— START —

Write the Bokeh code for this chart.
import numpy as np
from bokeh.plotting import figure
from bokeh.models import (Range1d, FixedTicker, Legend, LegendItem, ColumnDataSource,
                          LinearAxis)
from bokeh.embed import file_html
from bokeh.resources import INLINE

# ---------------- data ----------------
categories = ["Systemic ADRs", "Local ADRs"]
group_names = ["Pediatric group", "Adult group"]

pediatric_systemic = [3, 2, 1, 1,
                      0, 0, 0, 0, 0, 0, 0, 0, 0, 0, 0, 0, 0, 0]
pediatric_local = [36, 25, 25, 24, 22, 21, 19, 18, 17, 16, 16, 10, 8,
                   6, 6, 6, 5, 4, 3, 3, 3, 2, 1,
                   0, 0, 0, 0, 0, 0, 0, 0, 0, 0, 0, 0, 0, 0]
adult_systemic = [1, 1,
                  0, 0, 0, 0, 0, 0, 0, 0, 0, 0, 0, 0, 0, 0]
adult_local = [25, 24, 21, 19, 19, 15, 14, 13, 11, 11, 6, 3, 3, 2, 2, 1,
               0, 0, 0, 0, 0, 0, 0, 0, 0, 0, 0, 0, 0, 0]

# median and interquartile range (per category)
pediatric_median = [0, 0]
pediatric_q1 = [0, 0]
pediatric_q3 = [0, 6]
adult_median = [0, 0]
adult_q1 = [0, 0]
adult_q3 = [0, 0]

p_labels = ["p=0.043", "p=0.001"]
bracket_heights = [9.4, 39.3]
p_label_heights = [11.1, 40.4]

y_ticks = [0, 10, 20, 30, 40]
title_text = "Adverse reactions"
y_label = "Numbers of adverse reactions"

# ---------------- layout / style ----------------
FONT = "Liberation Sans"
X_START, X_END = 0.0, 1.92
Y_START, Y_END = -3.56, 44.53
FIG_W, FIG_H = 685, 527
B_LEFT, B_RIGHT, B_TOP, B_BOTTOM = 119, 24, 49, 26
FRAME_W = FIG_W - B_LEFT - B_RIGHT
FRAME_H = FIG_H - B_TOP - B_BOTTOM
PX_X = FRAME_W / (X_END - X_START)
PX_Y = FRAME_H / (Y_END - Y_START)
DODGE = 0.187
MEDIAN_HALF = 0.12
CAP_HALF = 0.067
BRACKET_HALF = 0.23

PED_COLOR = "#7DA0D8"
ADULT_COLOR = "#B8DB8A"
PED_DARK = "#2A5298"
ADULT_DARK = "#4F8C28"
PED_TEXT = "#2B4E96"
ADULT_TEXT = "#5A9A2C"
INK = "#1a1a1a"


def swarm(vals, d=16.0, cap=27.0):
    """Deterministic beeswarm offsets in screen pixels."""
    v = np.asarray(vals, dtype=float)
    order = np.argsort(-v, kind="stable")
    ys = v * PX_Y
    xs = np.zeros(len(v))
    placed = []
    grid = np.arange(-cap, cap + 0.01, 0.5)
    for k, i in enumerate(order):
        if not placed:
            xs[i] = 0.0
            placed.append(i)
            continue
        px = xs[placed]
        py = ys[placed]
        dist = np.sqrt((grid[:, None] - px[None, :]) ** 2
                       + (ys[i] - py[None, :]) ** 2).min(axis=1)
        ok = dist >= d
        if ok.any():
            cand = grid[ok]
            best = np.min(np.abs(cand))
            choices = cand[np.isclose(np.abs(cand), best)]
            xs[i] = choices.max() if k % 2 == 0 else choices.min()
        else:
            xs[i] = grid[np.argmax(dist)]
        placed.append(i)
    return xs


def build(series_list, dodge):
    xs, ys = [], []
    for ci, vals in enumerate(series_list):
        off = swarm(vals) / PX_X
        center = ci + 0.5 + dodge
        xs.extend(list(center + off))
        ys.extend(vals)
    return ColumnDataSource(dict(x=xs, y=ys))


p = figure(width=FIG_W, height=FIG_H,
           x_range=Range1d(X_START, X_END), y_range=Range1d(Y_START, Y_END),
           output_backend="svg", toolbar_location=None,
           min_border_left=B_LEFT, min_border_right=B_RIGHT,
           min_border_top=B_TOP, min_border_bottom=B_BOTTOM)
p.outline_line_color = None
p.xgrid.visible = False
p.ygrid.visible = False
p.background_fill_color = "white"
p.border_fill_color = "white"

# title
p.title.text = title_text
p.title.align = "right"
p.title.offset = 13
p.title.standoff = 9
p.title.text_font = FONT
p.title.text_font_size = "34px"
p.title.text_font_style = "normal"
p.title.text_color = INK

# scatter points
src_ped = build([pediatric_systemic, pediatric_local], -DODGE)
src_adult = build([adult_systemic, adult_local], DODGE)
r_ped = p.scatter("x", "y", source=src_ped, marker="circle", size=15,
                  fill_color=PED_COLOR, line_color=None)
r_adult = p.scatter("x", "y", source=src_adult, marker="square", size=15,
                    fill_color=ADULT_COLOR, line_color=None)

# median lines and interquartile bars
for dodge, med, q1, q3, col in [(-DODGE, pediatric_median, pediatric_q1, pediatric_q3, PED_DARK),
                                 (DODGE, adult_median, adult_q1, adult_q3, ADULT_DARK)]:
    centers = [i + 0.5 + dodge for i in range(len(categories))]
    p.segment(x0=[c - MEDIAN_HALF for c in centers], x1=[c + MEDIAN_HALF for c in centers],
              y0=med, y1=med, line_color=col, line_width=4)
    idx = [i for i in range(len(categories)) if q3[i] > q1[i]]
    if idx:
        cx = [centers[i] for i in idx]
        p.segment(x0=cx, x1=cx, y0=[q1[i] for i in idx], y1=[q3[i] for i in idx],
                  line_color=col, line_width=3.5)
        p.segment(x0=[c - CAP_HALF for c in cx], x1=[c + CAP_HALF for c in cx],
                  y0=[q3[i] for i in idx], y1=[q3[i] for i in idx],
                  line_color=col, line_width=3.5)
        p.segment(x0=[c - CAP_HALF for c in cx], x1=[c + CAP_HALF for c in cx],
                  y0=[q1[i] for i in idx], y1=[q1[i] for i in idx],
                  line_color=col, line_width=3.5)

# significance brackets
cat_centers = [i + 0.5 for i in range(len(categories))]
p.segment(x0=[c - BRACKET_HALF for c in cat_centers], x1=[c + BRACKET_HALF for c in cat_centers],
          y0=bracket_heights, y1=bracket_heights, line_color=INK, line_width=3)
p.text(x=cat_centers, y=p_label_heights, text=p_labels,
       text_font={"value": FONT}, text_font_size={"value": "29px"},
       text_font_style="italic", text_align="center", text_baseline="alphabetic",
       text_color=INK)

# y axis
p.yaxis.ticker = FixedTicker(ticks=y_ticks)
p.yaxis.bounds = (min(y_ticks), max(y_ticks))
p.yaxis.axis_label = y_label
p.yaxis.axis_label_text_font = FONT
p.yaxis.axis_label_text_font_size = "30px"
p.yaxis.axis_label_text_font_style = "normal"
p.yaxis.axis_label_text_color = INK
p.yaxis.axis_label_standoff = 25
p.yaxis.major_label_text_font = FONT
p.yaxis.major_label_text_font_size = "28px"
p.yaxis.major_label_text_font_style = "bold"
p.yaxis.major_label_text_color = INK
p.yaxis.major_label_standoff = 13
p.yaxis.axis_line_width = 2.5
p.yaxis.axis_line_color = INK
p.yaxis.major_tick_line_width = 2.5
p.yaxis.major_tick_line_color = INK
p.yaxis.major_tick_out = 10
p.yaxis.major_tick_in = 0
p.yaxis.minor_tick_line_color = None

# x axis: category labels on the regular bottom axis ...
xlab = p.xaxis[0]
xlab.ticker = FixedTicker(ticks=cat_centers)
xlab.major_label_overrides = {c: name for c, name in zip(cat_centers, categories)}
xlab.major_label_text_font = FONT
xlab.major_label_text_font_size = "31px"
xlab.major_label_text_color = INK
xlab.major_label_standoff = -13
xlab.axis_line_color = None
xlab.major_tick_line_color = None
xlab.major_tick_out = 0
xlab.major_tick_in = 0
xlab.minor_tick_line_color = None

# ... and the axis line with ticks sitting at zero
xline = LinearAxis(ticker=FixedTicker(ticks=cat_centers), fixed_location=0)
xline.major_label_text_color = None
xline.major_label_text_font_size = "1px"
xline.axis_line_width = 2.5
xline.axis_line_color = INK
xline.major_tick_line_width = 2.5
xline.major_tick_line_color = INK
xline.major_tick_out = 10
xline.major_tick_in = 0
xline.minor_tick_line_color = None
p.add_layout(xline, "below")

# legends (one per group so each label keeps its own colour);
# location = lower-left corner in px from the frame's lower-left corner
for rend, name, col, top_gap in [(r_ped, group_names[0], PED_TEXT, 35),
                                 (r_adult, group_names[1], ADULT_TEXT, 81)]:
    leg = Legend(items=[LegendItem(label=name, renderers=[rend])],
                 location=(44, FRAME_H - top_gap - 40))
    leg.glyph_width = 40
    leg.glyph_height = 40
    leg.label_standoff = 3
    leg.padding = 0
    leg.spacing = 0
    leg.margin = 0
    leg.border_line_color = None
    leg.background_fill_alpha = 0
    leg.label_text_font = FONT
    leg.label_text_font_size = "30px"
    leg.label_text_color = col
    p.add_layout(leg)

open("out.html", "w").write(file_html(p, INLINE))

— END —
— START —

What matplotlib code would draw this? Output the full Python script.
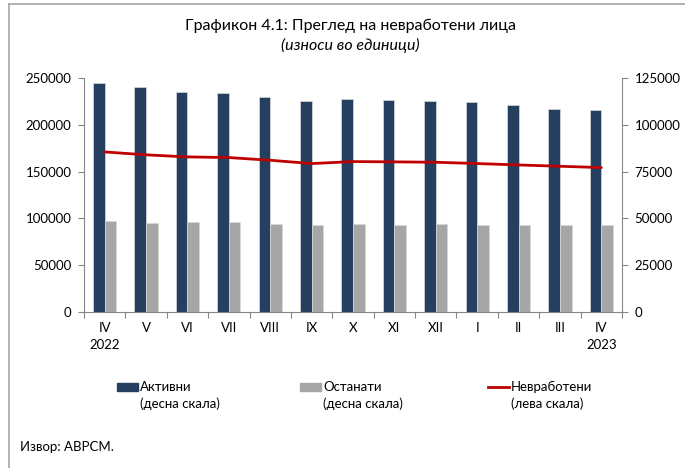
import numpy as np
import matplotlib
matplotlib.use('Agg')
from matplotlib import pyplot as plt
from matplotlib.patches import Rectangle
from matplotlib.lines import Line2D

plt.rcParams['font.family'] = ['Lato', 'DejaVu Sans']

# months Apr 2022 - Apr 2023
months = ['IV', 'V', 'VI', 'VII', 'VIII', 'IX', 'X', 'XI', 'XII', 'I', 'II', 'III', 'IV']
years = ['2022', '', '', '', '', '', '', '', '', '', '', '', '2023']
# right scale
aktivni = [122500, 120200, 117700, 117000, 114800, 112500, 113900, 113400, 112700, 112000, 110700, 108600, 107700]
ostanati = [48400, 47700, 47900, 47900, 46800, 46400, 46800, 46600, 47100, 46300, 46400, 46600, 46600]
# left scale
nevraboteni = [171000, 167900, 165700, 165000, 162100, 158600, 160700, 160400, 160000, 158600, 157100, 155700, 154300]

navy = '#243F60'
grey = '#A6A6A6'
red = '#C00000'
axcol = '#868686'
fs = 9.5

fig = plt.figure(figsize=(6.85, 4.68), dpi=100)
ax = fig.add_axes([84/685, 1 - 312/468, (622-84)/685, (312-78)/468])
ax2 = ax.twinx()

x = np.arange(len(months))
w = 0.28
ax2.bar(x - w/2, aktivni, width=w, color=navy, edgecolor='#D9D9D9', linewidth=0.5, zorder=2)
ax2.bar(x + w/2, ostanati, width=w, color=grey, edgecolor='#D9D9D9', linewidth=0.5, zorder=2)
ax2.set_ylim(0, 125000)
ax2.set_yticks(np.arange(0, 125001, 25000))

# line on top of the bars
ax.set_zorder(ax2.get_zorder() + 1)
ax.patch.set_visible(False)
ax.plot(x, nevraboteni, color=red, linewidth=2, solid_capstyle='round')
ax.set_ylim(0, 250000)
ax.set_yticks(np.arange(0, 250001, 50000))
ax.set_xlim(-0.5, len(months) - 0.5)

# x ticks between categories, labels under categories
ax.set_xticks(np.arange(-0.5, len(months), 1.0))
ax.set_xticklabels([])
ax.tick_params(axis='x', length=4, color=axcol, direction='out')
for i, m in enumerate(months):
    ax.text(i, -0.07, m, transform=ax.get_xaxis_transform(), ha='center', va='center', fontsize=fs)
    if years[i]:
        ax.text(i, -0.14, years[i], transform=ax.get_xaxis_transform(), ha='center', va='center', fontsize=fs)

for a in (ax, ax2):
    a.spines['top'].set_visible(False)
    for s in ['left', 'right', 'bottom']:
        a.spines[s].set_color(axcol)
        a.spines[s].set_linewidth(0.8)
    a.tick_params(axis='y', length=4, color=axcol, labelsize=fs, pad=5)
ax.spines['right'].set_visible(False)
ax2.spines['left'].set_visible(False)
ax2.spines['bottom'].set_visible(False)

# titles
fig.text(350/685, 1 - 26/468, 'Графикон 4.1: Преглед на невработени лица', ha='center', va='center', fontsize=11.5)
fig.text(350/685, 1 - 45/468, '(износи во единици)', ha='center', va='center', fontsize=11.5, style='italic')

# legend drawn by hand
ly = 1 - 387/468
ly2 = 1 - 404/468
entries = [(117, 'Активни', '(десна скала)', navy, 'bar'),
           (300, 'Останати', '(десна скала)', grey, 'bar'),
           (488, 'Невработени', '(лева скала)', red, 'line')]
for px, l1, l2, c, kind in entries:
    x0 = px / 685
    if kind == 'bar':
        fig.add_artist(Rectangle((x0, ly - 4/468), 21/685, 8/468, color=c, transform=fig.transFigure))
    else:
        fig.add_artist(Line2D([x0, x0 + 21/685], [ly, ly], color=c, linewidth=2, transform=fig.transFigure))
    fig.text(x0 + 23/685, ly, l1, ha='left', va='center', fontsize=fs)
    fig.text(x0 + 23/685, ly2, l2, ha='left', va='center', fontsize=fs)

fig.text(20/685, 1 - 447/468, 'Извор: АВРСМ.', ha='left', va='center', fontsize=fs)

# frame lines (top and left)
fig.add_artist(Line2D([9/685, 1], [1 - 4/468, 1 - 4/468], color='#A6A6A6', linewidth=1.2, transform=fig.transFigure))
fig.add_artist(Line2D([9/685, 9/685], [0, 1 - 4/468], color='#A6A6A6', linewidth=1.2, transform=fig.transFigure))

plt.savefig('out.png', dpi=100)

— END —
— START —

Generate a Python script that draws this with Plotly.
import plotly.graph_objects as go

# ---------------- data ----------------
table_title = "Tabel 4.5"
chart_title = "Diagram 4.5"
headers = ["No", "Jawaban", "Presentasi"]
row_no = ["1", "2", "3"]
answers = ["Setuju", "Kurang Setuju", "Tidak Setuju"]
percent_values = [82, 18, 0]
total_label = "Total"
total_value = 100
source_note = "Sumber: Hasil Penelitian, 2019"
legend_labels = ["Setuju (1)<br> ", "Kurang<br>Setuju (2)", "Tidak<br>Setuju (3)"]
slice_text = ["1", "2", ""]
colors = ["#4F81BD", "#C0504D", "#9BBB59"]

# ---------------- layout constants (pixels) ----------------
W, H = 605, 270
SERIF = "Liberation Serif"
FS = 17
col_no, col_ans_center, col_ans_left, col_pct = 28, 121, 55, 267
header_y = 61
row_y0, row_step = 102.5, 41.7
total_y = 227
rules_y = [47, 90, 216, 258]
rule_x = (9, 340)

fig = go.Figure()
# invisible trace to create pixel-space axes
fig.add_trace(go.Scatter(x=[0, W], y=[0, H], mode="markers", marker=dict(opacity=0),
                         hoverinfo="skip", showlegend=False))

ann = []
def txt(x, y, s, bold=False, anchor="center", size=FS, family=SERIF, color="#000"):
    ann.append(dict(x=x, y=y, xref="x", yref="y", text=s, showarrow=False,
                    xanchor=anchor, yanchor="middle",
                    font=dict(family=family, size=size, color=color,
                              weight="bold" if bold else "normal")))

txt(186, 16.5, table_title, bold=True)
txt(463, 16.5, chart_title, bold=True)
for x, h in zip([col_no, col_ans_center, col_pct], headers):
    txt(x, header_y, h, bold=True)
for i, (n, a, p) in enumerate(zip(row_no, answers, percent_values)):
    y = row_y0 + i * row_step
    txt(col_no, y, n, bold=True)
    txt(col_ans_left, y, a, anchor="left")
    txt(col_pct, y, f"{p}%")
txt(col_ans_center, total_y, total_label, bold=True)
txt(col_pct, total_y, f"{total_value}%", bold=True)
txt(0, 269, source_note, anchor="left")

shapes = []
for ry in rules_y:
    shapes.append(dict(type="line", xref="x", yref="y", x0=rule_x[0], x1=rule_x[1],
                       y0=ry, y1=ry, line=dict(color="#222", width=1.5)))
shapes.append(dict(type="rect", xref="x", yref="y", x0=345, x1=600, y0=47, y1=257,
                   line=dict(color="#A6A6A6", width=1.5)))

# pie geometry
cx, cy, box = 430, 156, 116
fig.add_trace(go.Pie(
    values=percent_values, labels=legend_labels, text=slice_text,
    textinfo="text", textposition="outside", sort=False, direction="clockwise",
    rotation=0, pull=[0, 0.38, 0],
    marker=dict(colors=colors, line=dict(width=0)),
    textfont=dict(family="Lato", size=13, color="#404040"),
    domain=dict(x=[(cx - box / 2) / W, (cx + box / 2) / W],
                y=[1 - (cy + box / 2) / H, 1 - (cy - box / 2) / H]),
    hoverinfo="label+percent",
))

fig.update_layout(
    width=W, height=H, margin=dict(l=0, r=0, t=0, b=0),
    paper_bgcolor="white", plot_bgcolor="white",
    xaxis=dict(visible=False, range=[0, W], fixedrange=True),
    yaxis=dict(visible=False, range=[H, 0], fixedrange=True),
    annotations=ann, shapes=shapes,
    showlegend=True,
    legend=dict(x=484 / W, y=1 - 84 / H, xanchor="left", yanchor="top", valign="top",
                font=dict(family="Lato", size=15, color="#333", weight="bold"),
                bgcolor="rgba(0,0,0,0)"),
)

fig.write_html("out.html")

— END —

**Your goal:**
Quote only the lines running from the line with "What matplotlib code" to the line with "ax.set_xlim(-0.5, len(months) - 0.5)", ends included, exactly as they appear and without the pictures.

**Result of this task:**
What matplotlib code would draw this? Output the full Python script.
import numpy as np
import matplotlib
matplotlib.use('Agg')
from matplotlib import pyplot as plt
from matplotlib.patches import Rectangle
from matplotlib.lines import Line2D

plt.rcParams['font.family'] = ['Lato', 'DejaVu Sans']

# months Apr 2022 - Apr 2023
months = ['IV', 'V', 'VI', 'VII', 'VIII', 'IX', 'X', 'XI', 'XII', 'I', 'II', 'III', 'IV']
years = ['2022', '', '', '', '', '', '', '', '', '', '', '', '2023']
# right scale
aktivni = [122500, 120200, 117700, 117000, 114800, 112500, 113900, 113400, 112700, 112000, 110700, 108600, 107700]
ostanati = [48400, 47700, 47900, 47900, 46800, 46400, 46800, 46600, 47100, 46300, 46400, 46600, 46600]
# left scale
nevraboteni = [171000, 167900, 165700, 165000, 162100, 158600, 160700, 160400, 160000, 158600, 157100, 155700, 154300]

navy = '#243F60'
grey = '#A6A6A6'
red = '#C00000'
axcol = '#868686'
fs = 9.5

fig = plt.figure(figsize=(6.85, 4.68), dpi=100)
ax = fig.add_axes([84/685, 1 - 312/468, (622-84)/685, (312-78)/468])
ax2 = ax.twinx()

x = np.arange(len(months))
w = 0.28
ax2.bar(x - w/2, aktivni, width=w, color=navy, edgecolor='#D9D9D9', linewidth=0.5, zorder=2)
ax2.bar(x + w/2, ostanati, width=w, color=grey, edgecolor='#D9D9D9', linewidth=0.5, zorder=2)
ax2.set_ylim(0, 125000)
ax2.set_yticks(np.arange(0, 125001, 25000))

# line on top of the bars
ax.set_zorder(ax2.get_zorder() + 1)
ax.patch.set_visible(False)
ax.plot(x, nevraboteni, color=red, linewidth=2, solid_capstyle='round')
ax.set_ylim(0, 250000)
ax.set_yticks(np.arange(0, 250001, 50000))
ax.set_xlim(-0.5, len(months) - 0.5)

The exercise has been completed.